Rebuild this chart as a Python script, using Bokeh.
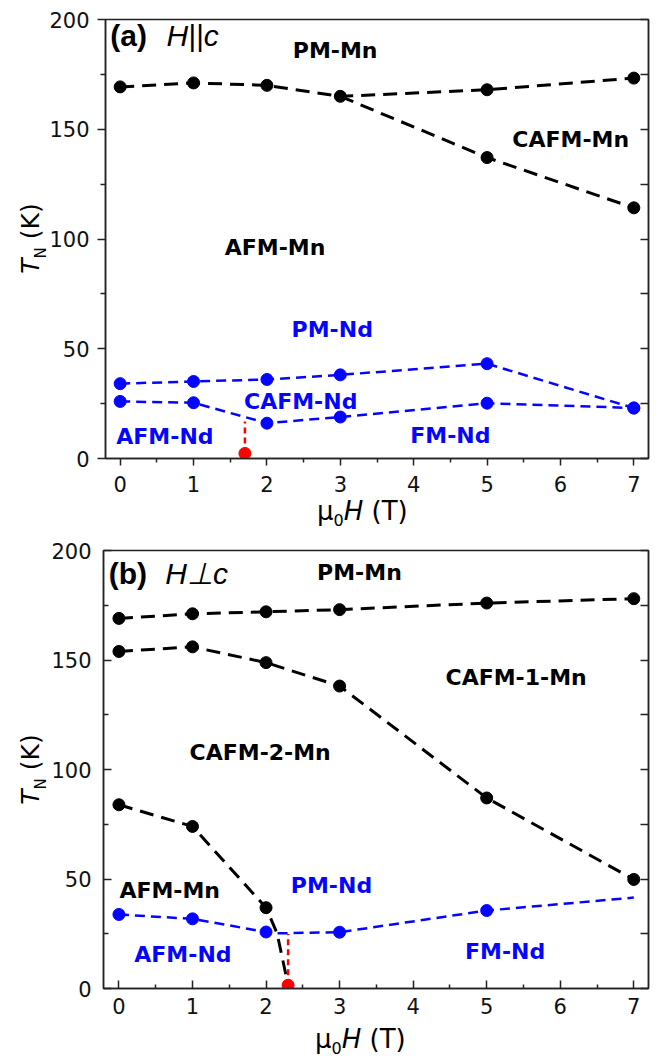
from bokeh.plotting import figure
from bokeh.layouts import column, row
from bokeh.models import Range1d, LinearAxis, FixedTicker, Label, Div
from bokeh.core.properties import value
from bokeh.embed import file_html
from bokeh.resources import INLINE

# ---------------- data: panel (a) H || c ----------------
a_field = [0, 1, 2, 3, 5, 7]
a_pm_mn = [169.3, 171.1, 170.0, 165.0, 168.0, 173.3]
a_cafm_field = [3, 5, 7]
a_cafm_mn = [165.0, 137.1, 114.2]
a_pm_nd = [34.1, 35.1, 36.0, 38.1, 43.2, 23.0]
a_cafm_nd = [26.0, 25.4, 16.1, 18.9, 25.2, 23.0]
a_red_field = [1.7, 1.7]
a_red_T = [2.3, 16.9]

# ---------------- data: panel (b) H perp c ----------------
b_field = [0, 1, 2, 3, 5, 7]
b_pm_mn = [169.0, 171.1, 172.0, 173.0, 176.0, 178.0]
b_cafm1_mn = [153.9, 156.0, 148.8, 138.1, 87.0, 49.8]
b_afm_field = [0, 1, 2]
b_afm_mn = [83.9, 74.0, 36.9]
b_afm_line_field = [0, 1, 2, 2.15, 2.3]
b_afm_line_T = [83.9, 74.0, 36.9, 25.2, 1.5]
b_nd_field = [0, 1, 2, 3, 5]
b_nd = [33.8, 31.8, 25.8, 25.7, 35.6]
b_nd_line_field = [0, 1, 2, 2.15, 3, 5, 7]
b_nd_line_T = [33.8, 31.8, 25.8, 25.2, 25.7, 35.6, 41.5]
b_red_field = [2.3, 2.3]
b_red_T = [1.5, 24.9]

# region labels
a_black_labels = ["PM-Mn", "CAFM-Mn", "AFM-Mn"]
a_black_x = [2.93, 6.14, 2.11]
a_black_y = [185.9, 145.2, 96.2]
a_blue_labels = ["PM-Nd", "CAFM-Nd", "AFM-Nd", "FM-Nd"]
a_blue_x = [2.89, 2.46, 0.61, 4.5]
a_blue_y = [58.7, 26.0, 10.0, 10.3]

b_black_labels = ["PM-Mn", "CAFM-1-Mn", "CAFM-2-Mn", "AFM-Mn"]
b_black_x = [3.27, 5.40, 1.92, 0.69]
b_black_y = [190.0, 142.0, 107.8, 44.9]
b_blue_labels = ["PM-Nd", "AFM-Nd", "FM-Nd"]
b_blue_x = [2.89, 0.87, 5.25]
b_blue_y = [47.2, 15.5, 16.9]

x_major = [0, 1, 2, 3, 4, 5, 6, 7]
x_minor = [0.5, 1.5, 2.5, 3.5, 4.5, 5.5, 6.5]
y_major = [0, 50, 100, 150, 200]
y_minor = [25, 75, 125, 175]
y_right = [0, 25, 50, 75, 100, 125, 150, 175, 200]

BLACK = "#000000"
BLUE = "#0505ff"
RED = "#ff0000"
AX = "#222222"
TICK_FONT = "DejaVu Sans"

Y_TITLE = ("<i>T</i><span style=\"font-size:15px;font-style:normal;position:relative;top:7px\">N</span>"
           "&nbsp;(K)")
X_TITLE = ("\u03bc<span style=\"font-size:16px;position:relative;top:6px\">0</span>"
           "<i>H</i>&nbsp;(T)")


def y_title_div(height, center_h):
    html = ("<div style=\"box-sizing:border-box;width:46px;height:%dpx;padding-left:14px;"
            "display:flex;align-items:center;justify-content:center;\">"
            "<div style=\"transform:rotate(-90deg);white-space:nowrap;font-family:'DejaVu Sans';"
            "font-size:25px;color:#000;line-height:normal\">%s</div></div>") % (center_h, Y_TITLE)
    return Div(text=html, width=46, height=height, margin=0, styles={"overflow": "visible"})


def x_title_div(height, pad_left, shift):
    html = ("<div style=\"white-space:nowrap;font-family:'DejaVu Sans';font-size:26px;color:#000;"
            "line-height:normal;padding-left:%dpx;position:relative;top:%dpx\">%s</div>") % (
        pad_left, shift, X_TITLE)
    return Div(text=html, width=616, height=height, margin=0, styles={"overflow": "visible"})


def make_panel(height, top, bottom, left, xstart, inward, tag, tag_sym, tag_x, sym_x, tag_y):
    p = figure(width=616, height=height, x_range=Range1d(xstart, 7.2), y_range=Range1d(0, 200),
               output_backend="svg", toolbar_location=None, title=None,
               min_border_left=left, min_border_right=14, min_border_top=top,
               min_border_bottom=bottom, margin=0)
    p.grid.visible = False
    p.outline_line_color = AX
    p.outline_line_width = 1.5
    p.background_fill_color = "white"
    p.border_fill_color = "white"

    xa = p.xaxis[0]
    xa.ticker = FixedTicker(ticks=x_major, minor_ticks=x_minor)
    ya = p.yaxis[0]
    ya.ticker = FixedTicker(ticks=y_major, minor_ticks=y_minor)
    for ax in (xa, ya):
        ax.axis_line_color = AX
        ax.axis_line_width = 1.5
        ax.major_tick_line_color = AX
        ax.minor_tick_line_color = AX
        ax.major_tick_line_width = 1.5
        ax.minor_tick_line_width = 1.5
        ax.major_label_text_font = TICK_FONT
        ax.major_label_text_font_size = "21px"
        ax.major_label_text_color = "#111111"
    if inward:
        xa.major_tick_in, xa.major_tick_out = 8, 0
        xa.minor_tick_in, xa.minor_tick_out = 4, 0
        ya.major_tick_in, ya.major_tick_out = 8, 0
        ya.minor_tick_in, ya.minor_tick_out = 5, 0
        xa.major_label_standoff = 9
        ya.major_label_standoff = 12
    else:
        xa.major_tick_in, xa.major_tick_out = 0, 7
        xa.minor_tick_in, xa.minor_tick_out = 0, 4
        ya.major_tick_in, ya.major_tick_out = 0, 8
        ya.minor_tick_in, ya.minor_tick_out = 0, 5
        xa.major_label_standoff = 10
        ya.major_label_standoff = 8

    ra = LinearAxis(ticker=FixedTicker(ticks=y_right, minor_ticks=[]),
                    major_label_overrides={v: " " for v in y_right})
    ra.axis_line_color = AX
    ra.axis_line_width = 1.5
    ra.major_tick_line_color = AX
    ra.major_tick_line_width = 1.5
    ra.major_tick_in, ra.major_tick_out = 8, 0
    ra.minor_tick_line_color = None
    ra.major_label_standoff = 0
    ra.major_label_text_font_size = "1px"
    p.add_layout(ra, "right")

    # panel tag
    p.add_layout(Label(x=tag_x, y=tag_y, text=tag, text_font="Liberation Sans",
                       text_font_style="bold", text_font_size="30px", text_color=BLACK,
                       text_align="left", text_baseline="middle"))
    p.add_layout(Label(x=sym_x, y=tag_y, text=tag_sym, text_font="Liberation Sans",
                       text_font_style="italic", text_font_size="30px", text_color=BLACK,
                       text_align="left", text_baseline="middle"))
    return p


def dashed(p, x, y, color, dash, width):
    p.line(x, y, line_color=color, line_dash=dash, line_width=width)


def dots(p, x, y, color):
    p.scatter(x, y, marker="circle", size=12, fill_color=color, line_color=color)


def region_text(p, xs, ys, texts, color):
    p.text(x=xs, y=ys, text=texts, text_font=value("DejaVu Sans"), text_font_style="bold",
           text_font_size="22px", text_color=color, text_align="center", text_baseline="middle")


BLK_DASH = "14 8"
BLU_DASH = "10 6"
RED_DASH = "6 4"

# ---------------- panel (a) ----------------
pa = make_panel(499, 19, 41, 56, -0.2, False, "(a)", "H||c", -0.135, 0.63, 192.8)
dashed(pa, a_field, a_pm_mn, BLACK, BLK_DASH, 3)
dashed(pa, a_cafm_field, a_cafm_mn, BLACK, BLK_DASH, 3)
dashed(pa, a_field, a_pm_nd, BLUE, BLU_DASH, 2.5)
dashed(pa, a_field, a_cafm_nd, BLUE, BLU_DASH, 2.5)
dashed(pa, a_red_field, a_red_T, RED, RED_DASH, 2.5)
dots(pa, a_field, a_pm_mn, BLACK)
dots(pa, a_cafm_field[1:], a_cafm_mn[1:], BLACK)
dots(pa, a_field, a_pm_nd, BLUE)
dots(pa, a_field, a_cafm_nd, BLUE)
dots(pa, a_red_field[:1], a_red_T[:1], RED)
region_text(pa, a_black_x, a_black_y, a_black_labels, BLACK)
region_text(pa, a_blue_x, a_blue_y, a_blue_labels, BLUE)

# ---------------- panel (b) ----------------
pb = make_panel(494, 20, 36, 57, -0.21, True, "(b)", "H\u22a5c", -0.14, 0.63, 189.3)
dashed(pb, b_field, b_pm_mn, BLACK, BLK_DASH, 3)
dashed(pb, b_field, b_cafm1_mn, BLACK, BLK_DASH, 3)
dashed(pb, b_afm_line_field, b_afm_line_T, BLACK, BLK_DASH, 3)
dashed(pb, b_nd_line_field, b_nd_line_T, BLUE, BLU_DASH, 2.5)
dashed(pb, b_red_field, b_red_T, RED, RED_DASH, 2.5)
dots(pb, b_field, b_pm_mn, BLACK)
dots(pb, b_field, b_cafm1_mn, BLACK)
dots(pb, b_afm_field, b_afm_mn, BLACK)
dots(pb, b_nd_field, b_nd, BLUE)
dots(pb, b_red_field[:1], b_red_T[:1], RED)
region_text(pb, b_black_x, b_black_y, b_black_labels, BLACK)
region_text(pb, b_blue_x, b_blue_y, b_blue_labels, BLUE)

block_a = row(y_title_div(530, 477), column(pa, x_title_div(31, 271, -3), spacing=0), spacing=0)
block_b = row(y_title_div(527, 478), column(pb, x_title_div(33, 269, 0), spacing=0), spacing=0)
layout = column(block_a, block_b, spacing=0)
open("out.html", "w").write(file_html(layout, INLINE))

------

■ **Goal**
Everything from the first line to the line with "b_red_T = [1.5, 24.9]" must be repeated exactly, and nothing else. Leave the pictures out.

■ **Task solution**
Rebuild this chart as a Python script, using Bokeh.
from bokeh.plotting import figure
from bokeh.layouts import column, row
from bokeh.models import Range1d, LinearAxis, FixedTicker, Label, Div
from bokeh.core.properties import value
from bokeh.embed import file_html
from bokeh.resources import INLINE

# ---------------- data: panel (a) H || c ----------------
a_field = [0, 1, 2, 3, 5, 7]
a_pm_mn = [169.3, 171.1, 170.0, 165.0, 168.0, 173.3]
a_cafm_field = [3, 5, 7]
a_cafm_mn = [165.0, 137.1, 114.2]
a_pm_nd = [34.1, 35.1, 36.0, 38.1, 43.2, 23.0]
a_cafm_nd = [26.0, 25.4, 16.1, 18.9, 25.2, 23.0]
a_red_field = [1.7, 1.7]
a_red_T = [2.3, 16.9]

# ---------------- data: panel (b) H perp c ----------------
b_field = [0, 1, 2, 3, 5, 7]
b_pm_mn = [169.0, 171.1, 172.0, 173.0, 176.0, 178.0]
b_cafm1_mn = [153.9, 156.0, 148.8, 138.1, 87.0, 49.8]
b_afm_field = [0, 1, 2]
b_afm_mn = [83.9, 74.0, 36.9]
b_afm_line_field = [0, 1, 2, 2.15, 2.3]
b_afm_line_T = [83.9, 74.0, 36.9, 25.2, 1.5]
b_nd_field = [0, 1, 2, 3, 5]
b_nd = [33.8, 31.8, 25.8, 25.7, 35.6]
b_nd_line_field = [0, 1, 2, 2.15, 3, 5, 7]
b_nd_line_T = [33.8, 31.8, 25.8, 25.2, 25.7, 35.6, 41.5]
b_red_field = [2.3, 2.3]
b_red_T = [1.5, 24.9]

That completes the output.